__WHAT IS NEEDED__
Give every line back verbatim, dropping all images.

__PROVIDED MATERIAL__
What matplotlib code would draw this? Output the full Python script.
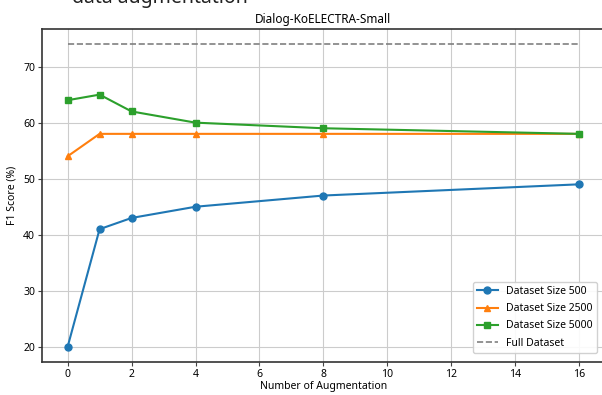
import matplotlib
matplotlib.use("Agg")
import matplotlib.pyplot as plt

plt.rcParams['font.family'] = ['Noto Sans', 'DejaVu Sans']

# number of augmentations per sample
aug = [0, 1, 2, 4, 8, 16]

# F1 scores (%)
f1_500 = [20, 41, 43, 45, 47, 49]
f1_2500 = [54, 58, 58, 58, 58, 58]
f1_5000 = [64, 65, 62, 60, 59, 58]
f1_full = 74

fig = plt.figure(figsize=(6.02, 3.95), dpi=100)
fig.text(0.12, 0.992, "data augmentation", fontsize=14, va="baseline", color="#222222")

ax = fig.add_axes([0.0698, 0.0835, 0.935, 0.843])
ax.plot(aug, f1_500, marker="o", markersize=5, color="#1f77b4", label="Dataset Size 500")
ax.plot(aug, f1_2500, marker="^", markersize=5, color="#ff7f0e", label="Dataset Size 2500")
ax.plot(aug, f1_5000, marker="s", markersize=5, color="#2ca02c", label="Dataset Size 5000")
ax.plot([aug[0], aug[-1]], [f1_full, f1_full], linestyle="--", color="gray", linewidth=1.2, label="Full Dataset")

ax.set_title("Dialog-KoELECTRA-Small", fontsize=8.5, pad=4)
ax.set_xlabel("Number of Augmentation", fontsize=7.5, labelpad=1)
ax.set_ylabel("F1 Score (%)", fontsize=7.5)
ax.tick_params(labelsize=7.5, color="#444444", length=3, pad=2)
ax.set_xticks(range(0, 17, 2))
ax.grid(True, color="#cccccc", linewidth=0.8)
for s in ax.spines.values():
    s.set_color("#333333")
    s.set_linewidth(1.2)

ax.legend(loc="lower right", bbox_to_anchor=(0.995, 0.012), fontsize=7.5,
          framealpha=0.9, labelspacing=0.6)

fig.savefig("out.png", dpi=100)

__FINAL RESULT__
What matplotlib code would draw this? Output the full Python script.
import matplotlib
matplotlib.use("Agg")
import matplotlib.pyplot as plt

plt.rcParams['font.family'] = ['Noto Sans', 'DejaVu Sans']

# number of augmentations per sample
aug = [0, 1, 2, 4, 8, 16]

# F1 scores (%)
f1_500 = [20, 41, 43, 45, 47, 49]
f1_2500 = [54, 58, 58, 58, 58, 58]
f1_5000 = [64, 65, 62, 60, 59, 58]
f1_full = 74

fig = plt.figure(figsize=(6.02, 3.95), dpi=100)
fig.text(0.12, 0.992, "data augmentation", fontsize=14, va="baseline", color="#222222")

ax = fig.add_axes([0.0698, 0.0835, 0.935, 0.843])
ax.plot(aug, f1_500, marker="o", markersize=5, color="#1f77b4", label="Dataset Size 500")
ax.plot(aug, f1_2500, marker="^", markersize=5, color="#ff7f0e", label="Dataset Size 2500")
ax.plot(aug, f1_5000, marker="s", markersize=5, color="#2ca02c", label="Dataset Size 5000")
ax.plot([aug[0], aug[-1]], [f1_full, f1_full], linestyle="--", color="gray", linewidth=1.2, label="Full Dataset")

ax.set_title("Dialog-KoELECTRA-Small", fontsize=8.5, pad=4)
ax.set_xlabel("Number of Augmentation", fontsize=7.5, labelpad=1)
ax.set_ylabel("F1 Score (%)", fontsize=7.5)
ax.tick_params(labelsize=7.5, color="#444444", length=3, pad=2)
ax.set_xticks(range(0, 17, 2))
ax.grid(True, color="#cccccc", linewidth=0.8)
for s in ax.spines.values():
    s.set_color("#333333")
    s.set_linewidth(1.2)

ax.legend(loc="lower right", bbox_to_anchor=(0.995, 0.012), fontsize=7.5,
          framealpha=0.9, labelspacing=0.6)

fig.savefig("out.png", dpi=100)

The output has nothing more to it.